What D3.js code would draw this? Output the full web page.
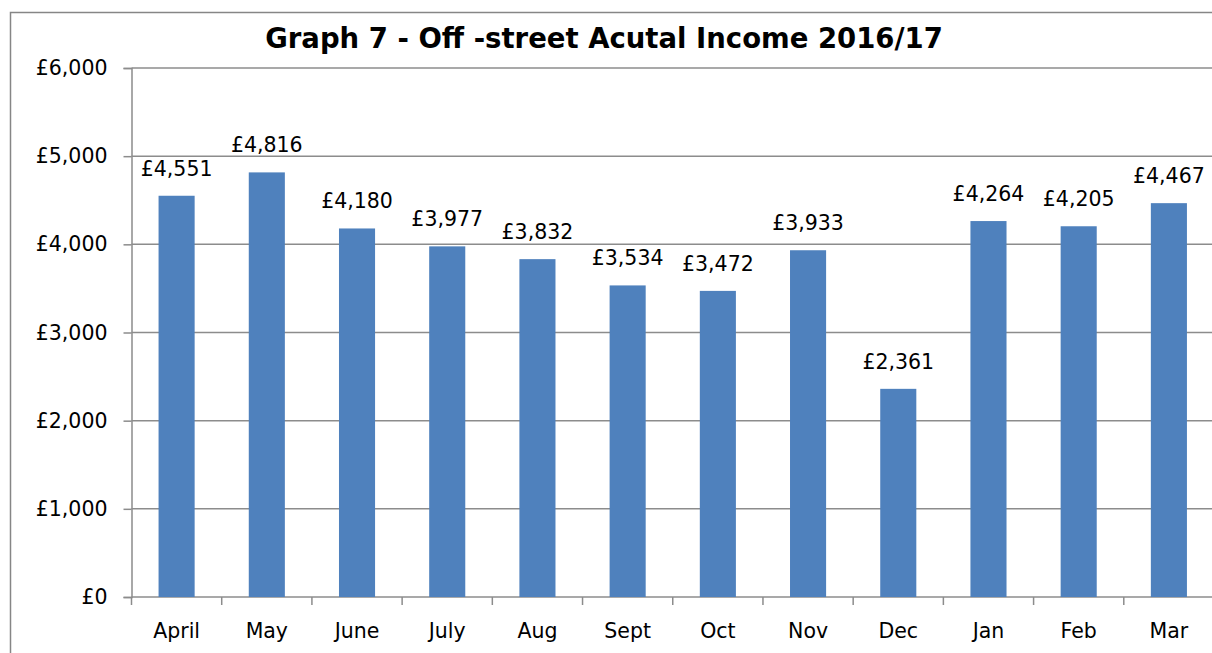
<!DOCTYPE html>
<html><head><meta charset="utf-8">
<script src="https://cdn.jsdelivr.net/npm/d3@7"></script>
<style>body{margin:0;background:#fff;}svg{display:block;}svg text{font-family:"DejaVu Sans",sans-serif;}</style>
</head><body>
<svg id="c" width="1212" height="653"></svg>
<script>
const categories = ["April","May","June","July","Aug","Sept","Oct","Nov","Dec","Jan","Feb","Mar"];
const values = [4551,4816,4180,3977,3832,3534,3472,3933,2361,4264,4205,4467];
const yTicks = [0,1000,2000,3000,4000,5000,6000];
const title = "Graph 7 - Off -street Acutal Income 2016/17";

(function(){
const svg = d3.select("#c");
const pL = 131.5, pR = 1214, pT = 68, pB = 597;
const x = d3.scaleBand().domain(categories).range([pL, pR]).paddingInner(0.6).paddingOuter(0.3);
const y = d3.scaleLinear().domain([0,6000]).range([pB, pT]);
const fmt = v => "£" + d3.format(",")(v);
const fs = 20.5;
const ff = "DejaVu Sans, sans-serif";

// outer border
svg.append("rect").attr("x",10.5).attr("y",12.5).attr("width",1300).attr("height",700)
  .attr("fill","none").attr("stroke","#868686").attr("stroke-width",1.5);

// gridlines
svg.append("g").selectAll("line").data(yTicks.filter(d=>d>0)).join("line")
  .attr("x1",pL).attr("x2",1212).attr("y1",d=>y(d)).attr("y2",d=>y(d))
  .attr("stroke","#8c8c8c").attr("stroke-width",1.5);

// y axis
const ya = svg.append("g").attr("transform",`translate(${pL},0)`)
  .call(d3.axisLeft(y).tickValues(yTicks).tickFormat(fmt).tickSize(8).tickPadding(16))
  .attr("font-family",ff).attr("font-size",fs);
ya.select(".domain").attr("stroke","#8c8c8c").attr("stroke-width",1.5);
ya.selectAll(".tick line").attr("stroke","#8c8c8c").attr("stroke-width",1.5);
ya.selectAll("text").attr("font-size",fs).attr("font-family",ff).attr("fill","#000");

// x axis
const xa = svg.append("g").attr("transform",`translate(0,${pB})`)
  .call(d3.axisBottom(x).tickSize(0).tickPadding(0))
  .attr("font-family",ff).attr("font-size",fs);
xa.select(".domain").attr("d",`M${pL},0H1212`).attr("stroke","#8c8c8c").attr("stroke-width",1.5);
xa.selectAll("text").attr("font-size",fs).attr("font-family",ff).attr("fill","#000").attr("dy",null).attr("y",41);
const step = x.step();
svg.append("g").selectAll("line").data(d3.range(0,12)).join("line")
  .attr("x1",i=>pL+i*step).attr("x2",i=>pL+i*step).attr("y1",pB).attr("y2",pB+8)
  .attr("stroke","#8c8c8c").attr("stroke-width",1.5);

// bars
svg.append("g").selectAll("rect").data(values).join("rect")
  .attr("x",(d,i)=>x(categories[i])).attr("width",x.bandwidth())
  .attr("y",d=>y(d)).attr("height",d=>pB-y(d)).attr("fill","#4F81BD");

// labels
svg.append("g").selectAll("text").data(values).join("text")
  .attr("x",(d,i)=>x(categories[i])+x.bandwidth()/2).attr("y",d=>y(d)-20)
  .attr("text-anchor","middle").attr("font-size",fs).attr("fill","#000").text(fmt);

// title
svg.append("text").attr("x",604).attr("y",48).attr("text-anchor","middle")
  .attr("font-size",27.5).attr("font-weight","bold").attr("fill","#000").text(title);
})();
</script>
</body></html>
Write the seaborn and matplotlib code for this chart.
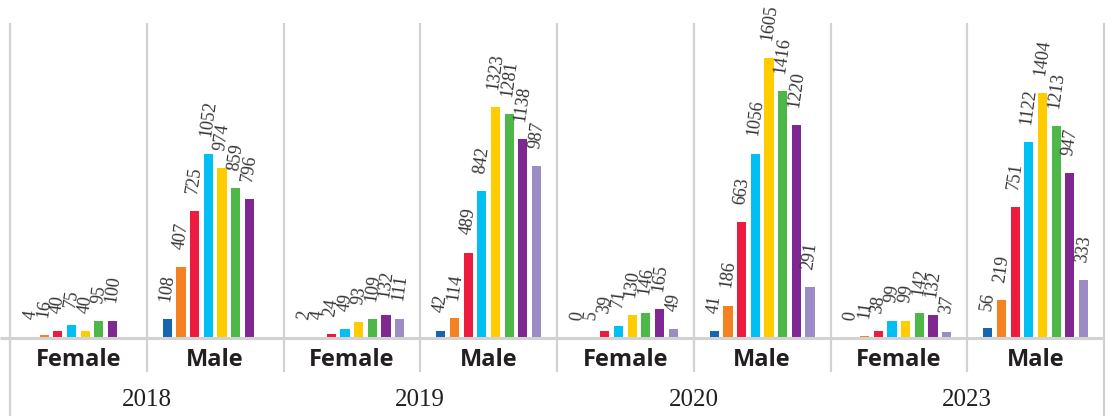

***

#### EXERCISE:
Repeat the material exactly as it reads, without any of its pictures.

#### TASK RESPONSE:
What D3.js code would draw this? Output the full web page.
<!DOCTYPE html>
<html><head><meta charset="utf-8">
<script src="https://cdn.jsdelivr.net/npm/d3@7"></script>
<style>body{margin:0;background:#fff;}svg{display:block;}svg text{font-family:"DejaVu Sans",sans-serif;}</style>
</head><body>
<svg id="c" width="1212" height="653"></svg>
<script>
const categories = ["April","May","June","July","Aug","Sept","Oct","Nov","Dec","Jan","Feb","Mar"];
const values = [4551,4816,4180,3977,3832,3534,3472,3933,2361,4264,4205,4467];
const yTicks = [0,1000,2000,3000,4000,5000,6000];
const title = "Graph 7 - Off -street Acutal Income 2016/17";

(function(){
const svg = d3.select("#c");
const pL = 131.5, pR = 1214, pT = 68, pB = 597;
const x = d3.scaleBand().domain(categories).range([pL, pR]).paddingInner(0.6).paddingOuter(0.3);
const y = d3.scaleLinear().domain([0,6000]).range([pB, pT]);
const fmt = v => "£" + d3.format(",")(v);
const fs = 20.5;
const ff = "DejaVu Sans, sans-serif";

// outer border
svg.append("rect").attr("x",10.5).attr("y",12.5).attr("width",1300).attr("height",700)
  .attr("fill","none").attr("stroke","#868686").attr("stroke-width",1.5);

// gridlines
svg.append("g").selectAll("line").data(yTicks.filter(d=>d>0)).join("line")
  .attr("x1",pL).attr("x2",1212).attr("y1",d=>y(d)).attr("y2",d=>y(d))
  .attr("stroke","#8c8c8c").attr("stroke-width",1.5);

// y axis
const ya = svg.append("g").attr("transform",`translate(${pL},0)`)
  .call(d3.axisLeft(y).tickValues(yTicks).tickFormat(fmt).tickSize(8).tickPadding(16))
  .attr("font-family",ff).attr("font-size",fs);
ya.select(".domain").attr("stroke","#8c8c8c").attr("stroke-width",1.5);
ya.selectAll(".tick line").attr("stroke","#8c8c8c").attr("stroke-width",1.5);
ya.selectAll("text").attr("font-size",fs).attr("font-family",ff).attr("fill","#000");

// x axis
const xa = svg.append("g").attr("transform",`translate(0,${pB})`)
  .call(d3.axisBottom(x).tickSize(0).tickPadding(0))
  .attr("font-family",ff).attr("font-size",fs);
xa.select(".domain").attr("d",`M${pL},0H1212`).attr("stroke","#8c8c8c").attr("stroke-width",1.5);
xa.selectAll("text").attr("font-size",fs).attr("font-family",ff).attr("fill","#000").attr("dy",null).attr("y",41);
const step = x.step();
svg.append("g").selectAll("line").data(d3.range(0,12)).join("line")
  .attr("x1",i=>pL+i*step).attr("x2",i=>pL+i*step).attr("y1",pB).attr("y2",pB+8)
  .attr("stroke","#8c8c8c").attr("stroke-width",1.5);

// bars
svg.append("g").selectAll("rect").data(values).join("rect")
  .attr("x",(d,i)=>x(categories[i])).attr("width",x.bandwidth())
  .attr("y",d=>y(d)).attr("height",d=>pB-y(d)).attr("fill","#4F81BD");

// labels
svg.append("g").selectAll("text").data(values).join("text")
  .attr("x",(d,i)=>x(categories[i])+x.bandwidth()/2).attr("y",d=>y(d)-20)
  .attr("text-anchor","middle").attr("font-size",fs).attr("fill","#000").text(fmt);

// title
svg.append("text").attr("x",604).attr("y",48).attr("text-anchor","middle")
  .attr("font-size",27.5).attr("font-weight","bold").attr("fill","#000").text(title);
})();
</script>
</body></html>
Write the seaborn and matplotlib code for this chart.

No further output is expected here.